What this task involves -
Every line below is to be copied exactly, with the pictures left out.

Recorded data -
--------------------------------------------------

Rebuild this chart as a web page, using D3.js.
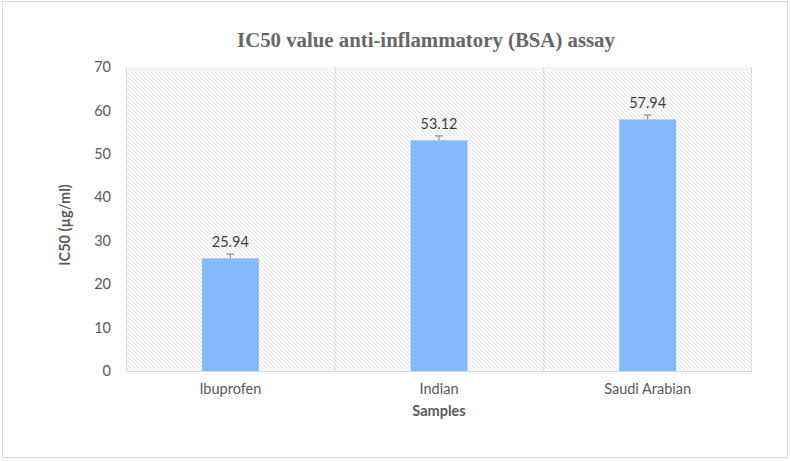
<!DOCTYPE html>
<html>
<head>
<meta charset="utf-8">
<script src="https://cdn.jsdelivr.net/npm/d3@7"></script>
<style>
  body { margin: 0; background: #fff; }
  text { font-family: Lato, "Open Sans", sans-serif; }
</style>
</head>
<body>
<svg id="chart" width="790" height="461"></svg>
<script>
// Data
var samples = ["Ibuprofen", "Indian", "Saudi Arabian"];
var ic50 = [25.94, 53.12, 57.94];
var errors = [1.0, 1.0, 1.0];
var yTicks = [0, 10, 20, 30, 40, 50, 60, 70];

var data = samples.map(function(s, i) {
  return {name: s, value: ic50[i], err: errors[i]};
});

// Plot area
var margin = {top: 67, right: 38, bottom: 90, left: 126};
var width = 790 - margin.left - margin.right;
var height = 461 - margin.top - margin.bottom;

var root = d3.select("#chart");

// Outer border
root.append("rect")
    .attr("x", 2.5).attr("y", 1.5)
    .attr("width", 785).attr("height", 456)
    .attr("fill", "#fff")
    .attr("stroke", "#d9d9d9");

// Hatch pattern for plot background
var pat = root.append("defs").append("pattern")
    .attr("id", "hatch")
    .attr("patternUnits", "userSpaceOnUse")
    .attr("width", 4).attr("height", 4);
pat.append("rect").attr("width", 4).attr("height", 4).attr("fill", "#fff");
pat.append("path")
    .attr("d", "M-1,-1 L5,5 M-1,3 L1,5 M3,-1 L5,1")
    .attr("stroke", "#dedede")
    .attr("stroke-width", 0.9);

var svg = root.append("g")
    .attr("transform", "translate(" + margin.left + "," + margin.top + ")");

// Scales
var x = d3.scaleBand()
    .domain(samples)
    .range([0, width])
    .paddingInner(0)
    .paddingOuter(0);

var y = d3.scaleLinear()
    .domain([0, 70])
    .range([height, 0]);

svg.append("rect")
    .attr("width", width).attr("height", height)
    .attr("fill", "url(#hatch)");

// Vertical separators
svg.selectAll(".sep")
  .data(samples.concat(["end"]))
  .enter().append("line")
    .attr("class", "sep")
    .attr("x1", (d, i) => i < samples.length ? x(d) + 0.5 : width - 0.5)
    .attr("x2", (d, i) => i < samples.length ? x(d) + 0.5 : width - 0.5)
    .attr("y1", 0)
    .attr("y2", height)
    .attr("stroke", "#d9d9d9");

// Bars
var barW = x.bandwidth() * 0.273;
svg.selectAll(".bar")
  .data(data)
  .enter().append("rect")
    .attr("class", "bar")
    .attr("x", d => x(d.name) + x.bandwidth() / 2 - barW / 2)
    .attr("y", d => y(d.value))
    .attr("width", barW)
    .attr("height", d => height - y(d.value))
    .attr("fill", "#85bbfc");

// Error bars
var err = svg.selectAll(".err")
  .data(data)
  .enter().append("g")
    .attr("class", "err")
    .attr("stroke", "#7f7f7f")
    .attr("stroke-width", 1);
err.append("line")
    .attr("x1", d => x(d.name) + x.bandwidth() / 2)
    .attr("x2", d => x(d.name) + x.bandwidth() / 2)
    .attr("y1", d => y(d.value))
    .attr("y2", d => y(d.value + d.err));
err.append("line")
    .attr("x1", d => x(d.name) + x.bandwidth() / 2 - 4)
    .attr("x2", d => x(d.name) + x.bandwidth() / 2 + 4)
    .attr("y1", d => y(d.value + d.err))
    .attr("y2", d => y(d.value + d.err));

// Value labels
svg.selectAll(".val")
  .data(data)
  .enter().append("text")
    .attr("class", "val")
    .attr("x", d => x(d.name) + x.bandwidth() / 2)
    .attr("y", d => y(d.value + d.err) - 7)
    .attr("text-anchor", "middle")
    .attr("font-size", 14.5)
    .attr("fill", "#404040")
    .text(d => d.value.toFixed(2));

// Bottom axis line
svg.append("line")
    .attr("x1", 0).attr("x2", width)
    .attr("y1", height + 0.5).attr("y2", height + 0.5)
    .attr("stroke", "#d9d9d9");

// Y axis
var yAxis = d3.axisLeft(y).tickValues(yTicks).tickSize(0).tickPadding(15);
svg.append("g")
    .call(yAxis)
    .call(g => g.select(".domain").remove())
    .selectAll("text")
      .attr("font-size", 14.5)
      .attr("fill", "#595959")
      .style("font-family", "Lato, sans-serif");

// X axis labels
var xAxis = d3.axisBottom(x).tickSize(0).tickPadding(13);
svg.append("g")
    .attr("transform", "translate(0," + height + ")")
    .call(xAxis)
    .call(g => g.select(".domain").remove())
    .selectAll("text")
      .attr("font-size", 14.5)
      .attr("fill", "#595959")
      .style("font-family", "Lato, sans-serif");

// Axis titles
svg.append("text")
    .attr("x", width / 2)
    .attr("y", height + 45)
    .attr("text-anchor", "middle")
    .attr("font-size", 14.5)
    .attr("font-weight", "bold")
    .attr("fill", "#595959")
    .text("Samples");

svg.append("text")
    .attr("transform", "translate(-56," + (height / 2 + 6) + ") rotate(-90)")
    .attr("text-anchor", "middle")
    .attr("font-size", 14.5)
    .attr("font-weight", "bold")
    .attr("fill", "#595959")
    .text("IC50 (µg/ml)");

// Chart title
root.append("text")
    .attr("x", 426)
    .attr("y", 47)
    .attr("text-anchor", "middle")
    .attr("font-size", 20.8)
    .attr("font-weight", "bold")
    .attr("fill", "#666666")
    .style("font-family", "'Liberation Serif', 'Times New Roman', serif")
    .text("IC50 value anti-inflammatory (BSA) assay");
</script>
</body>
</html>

--------------------------------------------------

The output -
Rebuild this chart as a web page, using D3.js.
<!DOCTYPE html>
<html>
<head>
<meta charset="utf-8">
<script src="https://cdn.jsdelivr.net/npm/d3@7"></script>
<style>
  body { margin: 0; background: #fff; }
  text { font-family: Lato, "Open Sans", sans-serif; }
</style>
</head>
<body>
<svg id="chart" width="790" height="461"></svg>
<script>
// Data
var samples = ["Ibuprofen", "Indian", "Saudi Arabian"];
var ic50 = [25.94, 53.12, 57.94];
var errors = [1.0, 1.0, 1.0];
var yTicks = [0, 10, 20, 30, 40, 50, 60, 70];

var data = samples.map(function(s, i) {
  return {name: s, value: ic50[i], err: errors[i]};
});

// Plot area
var margin = {top: 67, right: 38, bottom: 90, left: 126};
var width = 790 - margin.left - margin.right;
var height = 461 - margin.top - margin.bottom;

var root = d3.select("#chart");

// Outer border
root.append("rect")
    .attr("x", 2.5).attr("y", 1.5)
    .attr("width", 785).attr("height", 456)
    .attr("fill", "#fff")
    .attr("stroke", "#d9d9d9");

// Hatch pattern for plot background
var pat = root.append("defs").append("pattern")
    .attr("id", "hatch")
    .attr("patternUnits", "userSpaceOnUse")
    .attr("width", 4).attr("height", 4);
pat.append("rect").attr("width", 4).attr("height", 4).attr("fill", "#fff");
pat.append("path")
    .attr("d", "M-1,-1 L5,5 M-1,3 L1,5 M3,-1 L5,1")
    .attr("stroke", "#dedede")
    .attr("stroke-width", 0.9);

var svg = root.append("g")
    .attr("transform", "translate(" + margin.left + "," + margin.top + ")");

// Scales
var x = d3.scaleBand()
    .domain(samples)
    .range([0, width])
    .paddingInner(0)
    .paddingOuter(0);

var y = d3.scaleLinear()
    .domain([0, 70])
    .range([height, 0]);

svg.append("rect")
    .attr("width", width).attr("height", height)
    .attr("fill", "url(#hatch)");

// Vertical separators
svg.selectAll(".sep")
  .data(samples.concat(["end"]))
  .enter().append("line")
    .attr("class", "sep")
    .attr("x1", (d, i) => i < samples.length ? x(d) + 0.5 : width - 0.5)
    .attr("x2", (d, i) => i < samples.length ? x(d) + 0.5 : width - 0.5)
    .attr("y1", 0)
    .attr("y2", height)
    .attr("stroke", "#d9d9d9");

// Bars
var barW = x.bandwidth() * 0.273;
svg.selectAll(".bar")
  .data(data)
  .enter().append("rect")
    .attr("class", "bar")
    .attr("x", d => x(d.name) + x.bandwidth() / 2 - barW / 2)
    .attr("y", d => y(d.value))
    .attr("width", barW)
    .attr("height", d => height - y(d.value))
    .attr("fill", "#85bbfc");

// Error bars
var err = svg.selectAll(".err")
  .data(data)
  .enter().append("g")
    .attr("class", "err")
    .attr("stroke", "#7f7f7f")
    .attr("stroke-width", 1);
err.append("line")
    .attr("x1", d => x(d.name) + x.bandwidth() / 2)
    .attr("x2", d => x(d.name) + x.bandwidth() / 2)
    .attr("y1", d => y(d.value))
    .attr("y2", d => y(d.value + d.err));
err.append("line")
    .attr("x1", d => x(d.name) + x.bandwidth() / 2 - 4)
    .attr("x2", d => x(d.name) + x.bandwidth() / 2 + 4)
    .attr("y1", d => y(d.value + d.err))
    .attr("y2", d => y(d.value + d.err));

// Value labels
svg.selectAll(".val")
  .data(data)
  .enter().append("text")
    .attr("class", "val")
    .attr("x", d => x(d.name) + x.bandwidth() / 2)
    .attr("y", d => y(d.value + d.err) - 7)
    .attr("text-anchor", "middle")
    .attr("font-size", 14.5)
    .attr("fill", "#404040")
    .text(d => d.value.toFixed(2));

// Bottom axis line
svg.append("line")
    .attr("x1", 0).attr("x2", width)
    .attr("y1", height + 0.5).attr("y2", height + 0.5)
    .attr("stroke", "#d9d9d9");

// Y axis
var yAxis = d3.axisLeft(y).tickValues(yTicks).tickSize(0).tickPadding(15);
svg.append("g")
    .call(yAxis)
    .call(g => g.select(".domain").remove())
    .selectAll("text")
      .attr("font-size", 14.5)
      .attr("fill", "#595959")
      .style("font-family", "Lato, sans-serif");

// X axis labels
var xAxis = d3.axisBottom(x).tickSize(0).tickPadding(13);
svg.append("g")
    .attr("transform", "translate(0," + height + ")")
    .call(xAxis)
    .call(g => g.select(".domain").remove())
    .selectAll("text")
      .attr("font-size", 14.5)
      .attr("fill", "#595959")
      .style("font-family", "Lato, sans-serif");

// Axis titles
svg.append("text")
    .attr("x", width / 2)
    .attr("y", height + 45)
    .attr("text-anchor", "middle")
    .attr("font-size", 14.5)
    .attr("font-weight", "bold")
    .attr("fill", "#595959")
    .text("Samples");

svg.append("text")
    .attr("transform", "translate(-56," + (height / 2 + 6) + ") rotate(-90)")
    .attr("text-anchor", "middle")
    .attr("font-size", 14.5)
    .attr("font-weight", "bold")
    .attr("fill", "#595959")
    .text("IC50 (µg/ml)");

// Chart title
root.append("text")
    .attr("x", 426)
    .attr("y", 47)
    .attr("text-anchor", "middle")
    .attr("font-size", 20.8)
    .attr("font-weight", "bold")
    .attr("fill", "#666666")
    .style("font-family", "'Liberation Serif', 'Times New Roman', serif")
    .text("IC50 value anti-inflammatory (BSA) assay");
</script>
</body>
</html>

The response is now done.